Growing Interest in Wind Power:

The DJRR proposal and GVEA’s request for a grant to study possible sites for wind farms are indicative of a renewed interest in wind power in the Railbelt this year. Several wind projects started operation in the Railbelt between 2008 and 2012 (Alaska Environmental Power’s 2-megawatt wind farm in Delta Junction in 2008, GVEA’s 24.6-megawatt Eva Creek Wind Farm in 2012, and the 17.6-megawatt installation on Fire Island near Anchorage, owned by Cook Inlet Region, Inc., also in 2012). But there have been no significant wind farms opened in the Railbelt since then. Planned expansions of the Fire Island wind farm have been put on hold and several proposed wind farms in Delta Junction have not gotten off the ground (in part because GVEA has proposed tariffs, accepted by the RCA, which would pay little or nothing for their power).

 

But, in addition to the DJRR project and GVEA’s grant application, there have been a number of other recent discussions/proposals of new wind projects in the Railbelt. A report by the National Research Energy Laboratory, issued in conjunction with the Renewable Portfolio Standards proposed by Governor Dunleavy in February 2022, included several scenarios that saw wind power providing a significant portion of Railbelt electric needs (over 45 percent) by 2040. Railbelt utilities are also contemplating commissioning a joint wind-prospecting survey, to identify potential sites for future wind farms. And, as recently reported by the Alaska Beacon, a Fairbanks-based company, Alaska Renewables LLC, has applied to lease state-owned land near Little Susitna Mountain for a potential wind farm.

 

The Investigation Process:

The RCA’s current suspension of the tariff is slated to last until December 16, 2022. By that date the RCA will have to approve the tariff, reject it, or extend the length of its investigation. By RCA rules, a final decision must be made no later than January 27, 2023. The initial pre-hearing conference for the case will be heard on July 6, 2022. DJRR, GVEA, and the Alaska Attorney General’s Office are currently recognized parties in the case (the Attorney General’s Office was invited to represent the public interest—this is a common practice for RCA investigations). Other interested parties have until July 5 to petition the RCA to be granted intervenor status in the case. The RCA Docket number for the investigation is U-22-029 (the tariff, which is now closed, was TA-353-13).
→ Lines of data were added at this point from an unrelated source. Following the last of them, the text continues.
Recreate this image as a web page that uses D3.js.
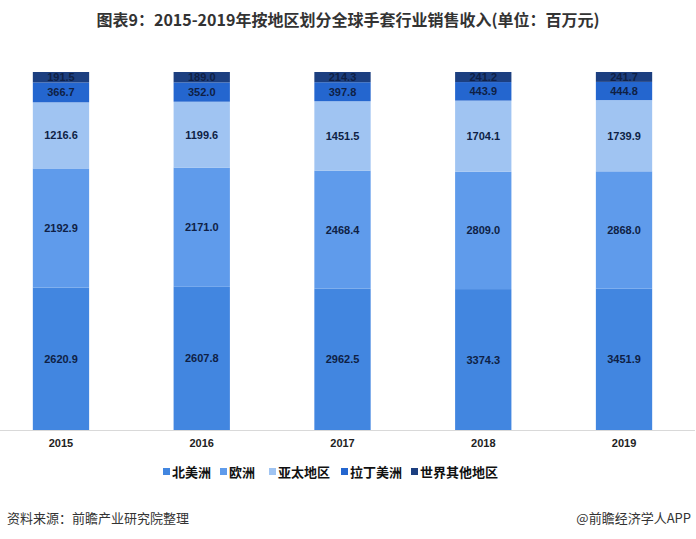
<!DOCTYPE html>
<html>
<head>
<meta charset="utf-8">
<script src="https://cdn.jsdelivr.net/npm/d3@7"></script>
<style>
  body { margin: 0; background: #fff; }
  svg { display: block; }
</style>
</head>
<body>
<script>
const years = ["2015", "2016", "2017", "2018", "2019"];
const regions = ["北美洲", "欧洲", "亚太地区", "拉丁美洲", "世界其他地区"];
const northAmerica = [2620.9, 2607.8, 2962.5, 3374.3, 3451.9];
const europe = [2192.9, 2171.0, 2468.4, 2809.0, 2868.0];
const asiaPacific = [1216.6, 1199.6, 1451.5, 1704.1, 1739.9];
const latinAmerica = [366.7, 352.0, 397.8, 443.9, 444.8];
const restOfWorld = [191.5, 189.0, 214.3, 241.2, 241.7];

const colors = ["#4286e0", "#5f9beb", "#a0c4f2", "#2466cf", "#1c3f80"];

const W = 696, H = 539;
const plotTop = 72, plotBottom = 430;

const series = [northAmerica, europe, asiaPacific, latinAmerica, restOfWorld];
const table = years.map((yr, i) => {
  const row = { year: yr };
  regions.forEach((r, k) => (row[r] = series[k][i]));
  return row;
});

// 100% stacked
const stacked = d3.stack().keys(regions).offset(d3.stackOffsetExpand)(table);

const svg = d3.select("body").append("svg").attr("width", W).attr("height", H);

// title
svg.append("text")
  .attr("x", W / 2).attr("y", 26)
  .attr("text-anchor", "middle")
  .style("font-family", "'Noto Sans CJK SC', sans-serif")
  .style("font-weight", "bold")
  .style("font-size", "16px")
  .style("fill", "#333")
  .text("图表9：2015-2019年按地区划分全球手套行业销售收入(单位：百万元)");

// band centers land at ~61 ... ~624
const x = d3.scaleBand().domain(years)
  .range([61 - 70.4, 624 + 70.4])
  .paddingInner(0.6).paddingOuter(0.3);
const y = d3.scaleLinear().domain([0, 1]).range([plotBottom, plotTop]);

const g = svg.append("g");
const layers = g.selectAll("g.layer").data(stacked).enter().append("g")
  .attr("class", "layer")
  .attr("fill", (d, i) => colors[i]);

layers.selectAll("rect").data(d => d).enter().append("rect")
  .attr("x", d => x(d.data.year))
  .attr("width", x.bandwidth())
  .attr("y", d => y(d[1]))
  .attr("height", d => y(d[0]) - y(d[1]));

layers.each(function (layer) {
  d3.select(this).selectAll("text").data(layer).enter().append("text")
    .attr("x", d => x(d.data.year) + x.bandwidth() / 2)
    .attr("y", d => (y(d[0]) + y(d[1])) / 2 + 4)
    .attr("text-anchor", "middle")
    .style("font-family", "'Liberation Sans', Arial, sans-serif")
    .style("font-weight", "bold")
    .style("font-size", "11px")
    .style("fill", "#0f1f45")
    .text(d => d.data[layer.key].toFixed(1));
});

// x axis
svg.append("line")
  .attr("x1", 0).attr("x2", 695)
  .attr("y1", plotBottom + 0.5).attr("y2", plotBottom + 0.5)
  .attr("stroke", "#d9d9d9");

const xAxis = svg.append("g").attr("transform", `translate(0,${plotBottom})`)
  .call(d3.axisBottom(x).tickSize(0).tickPadding(9));
xAxis.select(".domain").remove();
xAxis.selectAll("text")
  .style("font-family", "'Liberation Sans', Arial, sans-serif")
  .style("font-weight", "bold")
  .style("font-size", "11px")
  .style("fill", "#222");

// legend
const legendX = [163, 220, 269, 341, 411];
const legend = svg.append("g");
regions.forEach((r, i) => {
  const item = legend.append("g").attr("transform", `translate(${legendX[i]},472)`);
  item.append("rect").attr("x", 0).attr("y", -4).attr("width", 7).attr("height", 7).attr("fill", colors[i]);
  item.append("text").attr("x", 9).attr("y", 5)
    .style("font-family", "'Noto Sans CJK SC', sans-serif")
    .style("font-weight", "bold")
    .style("font-size", "13px")
    .style("fill", "#111")
    .text(r);
});

// footer
svg.append("text")
  .attr("x", 7).attr("y", 523)
  .style("font-family", "'Noto Sans CJK SC', sans-serif")
  .style("font-size", "13px")
  .style("fill", "#333")
  .text("资料来源：前瞻产业研究院整理");

svg.append("text")
  .attr("x", 691).attr("y", 523)
  .attr("text-anchor", "end")
  .style("font-family", "'Noto Sans CJK SC', sans-serif")
  .style("font-size", "13px")
  .style("fill", "#333")
  .text("@前瞻经济学人APP");
</script>
</body>
</html>
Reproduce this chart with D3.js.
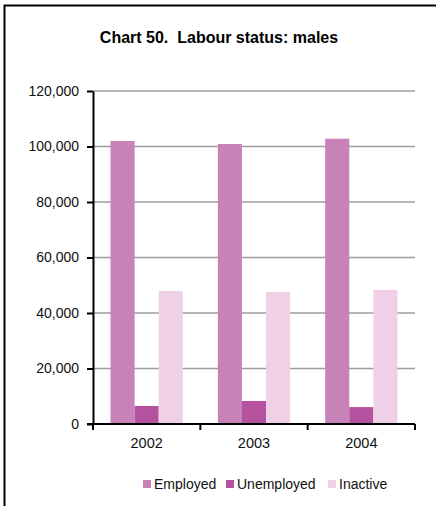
<!DOCTYPE html>
<html>
<head>
<meta charset="utf-8">
<script src="https://cdn.jsdelivr.net/npm/d3@7"></script>
<style>
  body { margin: 0; background: #fff; }
  svg { display: block; font-family: "Liberation Sans", Arial, sans-serif; }
  .axis text { font-size: 14px; fill: #111; }
  .axis path, .axis line { stroke: #000; stroke-width: 2; }
</style>
</head>
<body>
<div class="chart"></div>
<script>

// Chart data
var years = ["2002", "2003", "2004"];
var series = ["Employed", "Unemployed", "Inactive"];
var employed = [102000, 100900, 102800];
var unemployed = [6500, 8300, 6100];
var inactive = [47900, 47600, 48300];
var yTicks = [0, 20000, 40000, 60000, 80000, 100000, 120000];

var colours = ["#c882b8", "#b5529f", "#f0d0e6"];
var values = [employed, unemployed, inactive];

var width = 436, height = 506;
var plot = { left: 93, right: 415, top: 91, bottom: 424 };

var svg = d3.select(".chart")
    .append("svg")
      .attr("width", width)
      .attr("height", height);

// Frame (only top and left edges show in the picture)
svg.append("path")
    .attr("d", "M4.5," + height + "V5.5H" + width)
    .attr("fill", "none")
    .attr("stroke", "#000")
    .attr("stroke-width", 2);

// Title
svg.append("text")
    .attr("x", 219)
    .attr("y", 43)
    .attr("text-anchor", "middle")
    .style("font-size", "16px")
    .style("font-weight", "bold")
    .style("white-space", "pre")
    .text("Chart 50.  Labour status: males");

// Scales
var x0 = d3.scaleBand()
    .domain(years)
    .range([plot.left, plot.right])
    .padding(0);

var x1 = d3.scaleBand()
    .domain(series)
    .range([17.5, x0.bandwidth() - 17.5])
    .padding(0);

var y = d3.scaleLinear()
    .domain([0, 120000])
    .range([plot.bottom, plot.top]);

// Gridlines
svg.append("g")
    .selectAll("line")
    .data(yTicks.slice(1))
    .enter().append("line")
      .attr("x1", plot.left)
      .attr("x2", plot.right)
      .attr("y1", function(d) { return y(d); })
      .attr("y2", function(d) { return y(d); })
      .attr("stroke", "#9c9c9c")
      .attr("stroke-width", 1.6);

// Bars
var groups = svg.append("g")
    .selectAll("g")
    .data(years)
    .enter().append("g")
      .attr("transform", function(d) { return "translate(" + x0(d) + ",0)"; });

groups.selectAll("rect")
    .data(function(d, i) {
        return series.map(function(s, j) { return { key: s, value: values[j][i], c: colours[j] }; });
    })
    .enter().append("rect")
      .attr("x", function(d) { return x1(d.key); })
      .attr("y", function(d) { return y(d.value); })
      .attr("width", x1.bandwidth())
      .attr("height", function(d) { return plot.bottom - y(d.value); })
      .style("fill", function(d) { return d.c; });

// Y axis
svg.append("g")
    .attr("class", "axis")
    .attr("transform", "translate(" + plot.left + ",0)")
    .call(d3.axisLeft(y)
        .tickValues(yTicks)
        .tickFormat(d3.format(","))
        .tickSizeInner(6)
        .tickSizeOuter(0)
        .tickPadding(8));

// X axis, ticks sit between the categories
var xAxis = svg.append("g")
    .attr("class", "axis")
    .attr("transform", "translate(0," + plot.bottom + ")");

xAxis.append("line")
    .attr("x1", plot.left - 6)
    .attr("x2", plot.right)
    .attr("y1", 0)
    .attr("y2", 0);

xAxis.selectAll(".tick")
    .data(years.map(function(d) { return x0(d); }).concat([plot.right]))
    .enter().append("line")
      .attr("x1", function(d) { return d; })
      .attr("x2", function(d) { return d; })
      .attr("y1", 0)
      .attr("y2", 6);

xAxis.selectAll(".label")
    .data(years)
    .enter().append("text")
      .attr("x", function(d) { return x0(d) + x0.bandwidth() / 2; })
      .attr("y", 24)
      .attr("text-anchor", "middle")
      .style("font-size", "14.5px")
      .text(function(d) { return d; });

// Legend
var legendX = [143, 226, 328];
var legend = svg.append("g")
    .selectAll("g")
    .data(series)
    .enter().append("g")
      .attr("transform", function(d, i) { return "translate(" + legendX[i] + ",480)"; });

legend.append("rect")
    .attr("width", 8)
    .attr("height", 8)
    .style("fill", function(d, i) { return colours[i]; });

legend.append("text")
    .attr("x", 11)
    .attr("y", 8.5)
    .style("font-size", "14px")
    .style("fill", "#111")
    .text(function(d) { return d; });

</script>
</body>
</html>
Update (added February 16, 2024):

In January 2023 DJRR and GVEA reached a stipulation agreement that ended the RCA investigation into the tariff (RCA case U-22-090). The agreement was reached after months of discovery and testimony and just weeks before the final hearings on the case were to begin. As a result of the stipulation agreement (which also involved the Alaska Attorney General’s office and Homer Electric Association, both of which had been granted intervenor status in the case) DJRR withdrew its interconnection request, allowing GVEA to withdraw the proposed tariff.

 

DJRR’s decision to withdraw its request (and end the RCA investigation) may have been connected to the fact that in January 2023 GVEA was preparing to issue a new Request for Proposals (RFP) for wind generation projects. The RFP, for projects between 40 and 120 megawatts, was issued in May 2023 and closed in August of that year. While neither GVEA nor Ameresco have disclosed whether the latter submitted a proposal, reliable sources have informed AETP that Ameresco did submit a proposal for a project of roughly the same size it proposed in 2022. At GVEA’s January 2024 Board meeting, a number of renewable energy advocates urged the Board to sign a power purchase agreement with Ameresco for a Delta Junction wind project.